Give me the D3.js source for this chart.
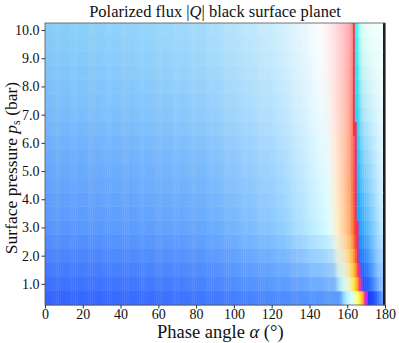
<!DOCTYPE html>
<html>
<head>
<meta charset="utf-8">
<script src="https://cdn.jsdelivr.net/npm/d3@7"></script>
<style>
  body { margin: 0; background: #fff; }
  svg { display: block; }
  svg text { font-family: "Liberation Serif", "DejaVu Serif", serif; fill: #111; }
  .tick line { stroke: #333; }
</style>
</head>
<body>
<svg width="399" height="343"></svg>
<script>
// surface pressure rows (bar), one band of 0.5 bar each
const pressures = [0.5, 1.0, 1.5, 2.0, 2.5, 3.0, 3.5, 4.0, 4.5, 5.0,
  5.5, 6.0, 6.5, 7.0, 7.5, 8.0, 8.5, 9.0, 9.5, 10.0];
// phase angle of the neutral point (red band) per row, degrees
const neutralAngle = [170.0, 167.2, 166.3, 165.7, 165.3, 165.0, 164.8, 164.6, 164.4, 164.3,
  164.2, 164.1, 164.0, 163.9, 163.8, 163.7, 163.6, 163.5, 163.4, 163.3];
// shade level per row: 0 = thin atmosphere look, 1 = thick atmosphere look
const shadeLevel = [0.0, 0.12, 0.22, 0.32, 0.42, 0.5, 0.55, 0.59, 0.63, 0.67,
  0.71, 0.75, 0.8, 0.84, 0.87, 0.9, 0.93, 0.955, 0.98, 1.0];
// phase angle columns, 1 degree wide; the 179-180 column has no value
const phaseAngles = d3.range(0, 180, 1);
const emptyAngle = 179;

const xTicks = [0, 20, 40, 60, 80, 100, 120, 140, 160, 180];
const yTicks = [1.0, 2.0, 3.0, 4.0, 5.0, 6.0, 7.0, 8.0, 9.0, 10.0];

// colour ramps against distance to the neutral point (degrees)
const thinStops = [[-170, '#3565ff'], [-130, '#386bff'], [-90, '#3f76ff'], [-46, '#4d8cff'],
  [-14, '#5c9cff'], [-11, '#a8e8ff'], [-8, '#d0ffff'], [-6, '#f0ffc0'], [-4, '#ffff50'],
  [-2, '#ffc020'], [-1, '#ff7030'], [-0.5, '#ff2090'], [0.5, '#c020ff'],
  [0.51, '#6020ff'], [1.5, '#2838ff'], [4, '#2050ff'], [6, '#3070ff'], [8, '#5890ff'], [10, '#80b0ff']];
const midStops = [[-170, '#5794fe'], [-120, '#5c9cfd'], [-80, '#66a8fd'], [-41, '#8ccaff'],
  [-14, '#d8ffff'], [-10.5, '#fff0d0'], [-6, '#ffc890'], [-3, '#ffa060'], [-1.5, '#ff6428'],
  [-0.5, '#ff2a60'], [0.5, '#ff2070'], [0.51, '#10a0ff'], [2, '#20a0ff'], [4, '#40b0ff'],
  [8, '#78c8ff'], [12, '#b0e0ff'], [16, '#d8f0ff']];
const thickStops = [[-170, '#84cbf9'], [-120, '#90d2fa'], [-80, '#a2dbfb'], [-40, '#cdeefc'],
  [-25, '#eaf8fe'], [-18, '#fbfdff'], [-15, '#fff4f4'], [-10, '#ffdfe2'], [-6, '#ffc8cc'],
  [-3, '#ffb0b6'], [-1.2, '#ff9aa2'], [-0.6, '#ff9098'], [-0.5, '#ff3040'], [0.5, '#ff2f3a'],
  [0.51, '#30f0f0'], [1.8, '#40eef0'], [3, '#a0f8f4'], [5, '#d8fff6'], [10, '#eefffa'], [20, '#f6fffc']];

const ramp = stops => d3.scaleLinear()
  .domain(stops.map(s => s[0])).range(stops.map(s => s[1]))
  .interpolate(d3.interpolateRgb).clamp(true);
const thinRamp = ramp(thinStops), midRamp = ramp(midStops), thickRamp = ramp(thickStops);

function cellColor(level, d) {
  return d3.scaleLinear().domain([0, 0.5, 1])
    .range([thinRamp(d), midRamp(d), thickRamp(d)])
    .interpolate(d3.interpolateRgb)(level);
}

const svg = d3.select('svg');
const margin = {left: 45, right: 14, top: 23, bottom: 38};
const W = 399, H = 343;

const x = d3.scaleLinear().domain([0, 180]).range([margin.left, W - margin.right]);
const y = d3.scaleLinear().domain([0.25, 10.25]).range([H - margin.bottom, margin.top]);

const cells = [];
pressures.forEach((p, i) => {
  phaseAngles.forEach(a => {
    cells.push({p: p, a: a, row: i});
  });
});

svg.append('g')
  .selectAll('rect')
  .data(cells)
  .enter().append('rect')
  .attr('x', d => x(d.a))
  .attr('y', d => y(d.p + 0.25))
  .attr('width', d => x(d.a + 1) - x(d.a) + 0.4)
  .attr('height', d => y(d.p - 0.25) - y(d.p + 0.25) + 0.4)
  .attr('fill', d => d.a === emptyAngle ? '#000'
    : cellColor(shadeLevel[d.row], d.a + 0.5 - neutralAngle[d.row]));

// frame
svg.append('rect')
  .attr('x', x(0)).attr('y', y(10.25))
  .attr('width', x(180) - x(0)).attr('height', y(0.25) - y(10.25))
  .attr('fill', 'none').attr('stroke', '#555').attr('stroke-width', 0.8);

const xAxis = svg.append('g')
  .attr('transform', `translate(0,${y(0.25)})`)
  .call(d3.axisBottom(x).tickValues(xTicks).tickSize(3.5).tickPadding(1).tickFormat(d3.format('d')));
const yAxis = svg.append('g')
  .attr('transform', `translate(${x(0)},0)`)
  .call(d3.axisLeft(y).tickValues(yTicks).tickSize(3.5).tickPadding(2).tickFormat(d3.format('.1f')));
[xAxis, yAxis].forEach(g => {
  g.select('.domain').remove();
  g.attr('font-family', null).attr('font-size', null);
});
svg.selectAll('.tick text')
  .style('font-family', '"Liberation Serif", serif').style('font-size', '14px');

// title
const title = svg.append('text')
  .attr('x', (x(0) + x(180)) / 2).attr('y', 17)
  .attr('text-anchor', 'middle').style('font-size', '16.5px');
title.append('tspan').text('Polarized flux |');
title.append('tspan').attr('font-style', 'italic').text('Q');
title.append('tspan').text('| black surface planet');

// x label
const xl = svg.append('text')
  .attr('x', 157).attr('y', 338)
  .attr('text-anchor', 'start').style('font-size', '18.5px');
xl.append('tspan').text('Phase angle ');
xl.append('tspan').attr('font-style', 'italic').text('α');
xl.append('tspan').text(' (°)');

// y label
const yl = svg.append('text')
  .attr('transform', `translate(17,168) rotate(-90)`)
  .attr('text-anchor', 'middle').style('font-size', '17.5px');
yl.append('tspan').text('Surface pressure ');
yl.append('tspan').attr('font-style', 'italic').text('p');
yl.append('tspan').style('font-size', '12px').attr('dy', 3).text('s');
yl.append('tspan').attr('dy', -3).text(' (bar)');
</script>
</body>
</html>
_ _ _ _ _ _ _
### Task brief:
The data should be printed again unchanged; leave its pictures out.

### Solution below:
Give me the D3.js source for this chart.
<!DOCTYPE html>
<html>
<head>
<meta charset="utf-8">
<script src="https://cdn.jsdelivr.net/npm/d3@7"></script>
<style>
  body { margin: 0; background: #fff; }
  svg { display: block; }
  svg text { font-family: "Liberation Serif", "DejaVu Serif", serif; fill: #111; }
  .tick line { stroke: #333; }
</style>
</head>
<body>
<svg width="399" height="343"></svg>
<script>
// surface pressure rows (bar), one band of 0.5 bar each
const pressures = [0.5, 1.0, 1.5, 2.0, 2.5, 3.0, 3.5, 4.0, 4.5, 5.0,
  5.5, 6.0, 6.5, 7.0, 7.5, 8.0, 8.5, 9.0, 9.5, 10.0];
// phase angle of the neutral point (red band) per row, degrees
const neutralAngle = [170.0, 167.2, 166.3, 165.7, 165.3, 165.0, 164.8, 164.6, 164.4, 164.3,
  164.2, 164.1, 164.0, 163.9, 163.8, 163.7, 163.6, 163.5, 163.4, 163.3];
// shade level per row: 0 = thin atmosphere look, 1 = thick atmosphere look
const shadeLevel = [0.0, 0.12, 0.22, 0.32, 0.42, 0.5, 0.55, 0.59, 0.63, 0.67,
  0.71, 0.75, 0.8, 0.84, 0.87, 0.9, 0.93, 0.955, 0.98, 1.0];
// phase angle columns, 1 degree wide; the 179-180 column has no value
const phaseAngles = d3.range(0, 180, 1);
const emptyAngle = 179;

const xTicks = [0, 20, 40, 60, 80, 100, 120, 140, 160, 180];
const yTicks = [1.0, 2.0, 3.0, 4.0, 5.0, 6.0, 7.0, 8.0, 9.0, 10.0];

// colour ramps against distance to the neutral point (degrees)
const thinStops = [[-170, '#3565ff'], [-130, '#386bff'], [-90, '#3f76ff'], [-46, '#4d8cff'],
  [-14, '#5c9cff'], [-11, '#a8e8ff'], [-8, '#d0ffff'], [-6, '#f0ffc0'], [-4, '#ffff50'],
  [-2, '#ffc020'], [-1, '#ff7030'], [-0.5, '#ff2090'], [0.5, '#c020ff'],
  [0.51, '#6020ff'], [1.5, '#2838ff'], [4, '#2050ff'], [6, '#3070ff'], [8, '#5890ff'], [10, '#80b0ff']];
const midStops = [[-170, '#5794fe'], [-120, '#5c9cfd'], [-80, '#66a8fd'], [-41, '#8ccaff'],
  [-14, '#d8ffff'], [-10.5, '#fff0d0'], [-6, '#ffc890'], [-3, '#ffa060'], [-1.5, '#ff6428'],
  [-0.5, '#ff2a60'], [0.5, '#ff2070'], [0.51, '#10a0ff'], [2, '#20a0ff'], [4, '#40b0ff'],
  [8, '#78c8ff'], [12, '#b0e0ff'], [16, '#d8f0ff']];
const thickStops = [[-170, '#84cbf9'], [-120, '#90d2fa'], [-80, '#a2dbfb'], [-40, '#cdeefc'],
  [-25, '#eaf8fe'], [-18, '#fbfdff'], [-15, '#fff4f4'], [-10, '#ffdfe2'], [-6, '#ffc8cc'],
  [-3, '#ffb0b6'], [-1.2, '#ff9aa2'], [-0.6, '#ff9098'], [-0.5, '#ff3040'], [0.5, '#ff2f3a'],
  [0.51, '#30f0f0'], [1.8, '#40eef0'], [3, '#a0f8f4'], [5, '#d8fff6'], [10, '#eefffa'], [20, '#f6fffc']];

const ramp = stops => d3.scaleLinear()
  .domain(stops.map(s => s[0])).range(stops.map(s => s[1]))
  .interpolate(d3.interpolateRgb).clamp(true);
const thinRamp = ramp(thinStops), midRamp = ramp(midStops), thickRamp = ramp(thickStops);

function cellColor(level, d) {
  return d3.scaleLinear().domain([0, 0.5, 1])
    .range([thinRamp(d), midRamp(d), thickRamp(d)])
    .interpolate(d3.interpolateRgb)(level);
}

const svg = d3.select('svg');
const margin = {left: 45, right: 14, top: 23, bottom: 38};
const W = 399, H = 343;

const x = d3.scaleLinear().domain([0, 180]).range([margin.left, W - margin.right]);
const y = d3.scaleLinear().domain([0.25, 10.25]).range([H - margin.bottom, margin.top]);

const cells = [];
pressures.forEach((p, i) => {
  phaseAngles.forEach(a => {
    cells.push({p: p, a: a, row: i});
  });
});

svg.append('g')
  .selectAll('rect')
  .data(cells)
  .enter().append('rect')
  .attr('x', d => x(d.a))
  .attr('y', d => y(d.p + 0.25))
  .attr('width', d => x(d.a + 1) - x(d.a) + 0.4)
  .attr('height', d => y(d.p - 0.25) - y(d.p + 0.25) + 0.4)
  .attr('fill', d => d.a === emptyAngle ? '#000'
    : cellColor(shadeLevel[d.row], d.a + 0.5 - neutralAngle[d.row]));

// frame
svg.append('rect')
  .attr('x', x(0)).attr('y', y(10.25))
  .attr('width', x(180) - x(0)).attr('height', y(0.25) - y(10.25))
  .attr('fill', 'none').attr('stroke', '#555').attr('stroke-width', 0.8);

const xAxis = svg.append('g')
  .attr('transform', `translate(0,${y(0.25)})`)
  .call(d3.axisBottom(x).tickValues(xTicks).tickSize(3.5).tickPadding(1).tickFormat(d3.format('d')));
const yAxis = svg.append('g')
  .attr('transform', `translate(${x(0)},0)`)
  .call(d3.axisLeft(y).tickValues(yTicks).tickSize(3.5).tickPadding(2).tickFormat(d3.format('.1f')));
[xAxis, yAxis].forEach(g => {
  g.select('.domain').remove();
  g.attr('font-family', null).attr('font-size', null);
});
svg.selectAll('.tick text')
  .style('font-family', '"Liberation Serif", serif').style('font-size', '14px');

// title
const title = svg.append('text')
  .attr('x', (x(0) + x(180)) / 2).attr('y', 17)
  .attr('text-anchor', 'middle').style('font-size', '16.5px');
title.append('tspan').text('Polarized flux |');
title.append('tspan').attr('font-style', 'italic').text('Q');
title.append('tspan').text('| black surface planet');

// x label
const xl = svg.append('text')
  .attr('x', 157).attr('y', 338)
  .attr('text-anchor', 'start').style('font-size', '18.5px');
xl.append('tspan').text('Phase angle ');
xl.append('tspan').attr('font-style', 'italic').text('α');
xl.append('tspan').text(' (°)');

// y label
const yl = svg.append('text')
  .attr('transform', `translate(17,168) rotate(-90)`)
  .attr('text-anchor', 'middle').style('font-size', '17.5px');
yl.append('tspan').text('Surface pressure ');
yl.append('tspan').attr('font-style', 'italic').text('p');
yl.append('tspan').style('font-size', '12px').attr('dy', 3).text('s');
yl.append('tspan').attr('dy', -3).text(' (bar)');
</script>
</body>
</html>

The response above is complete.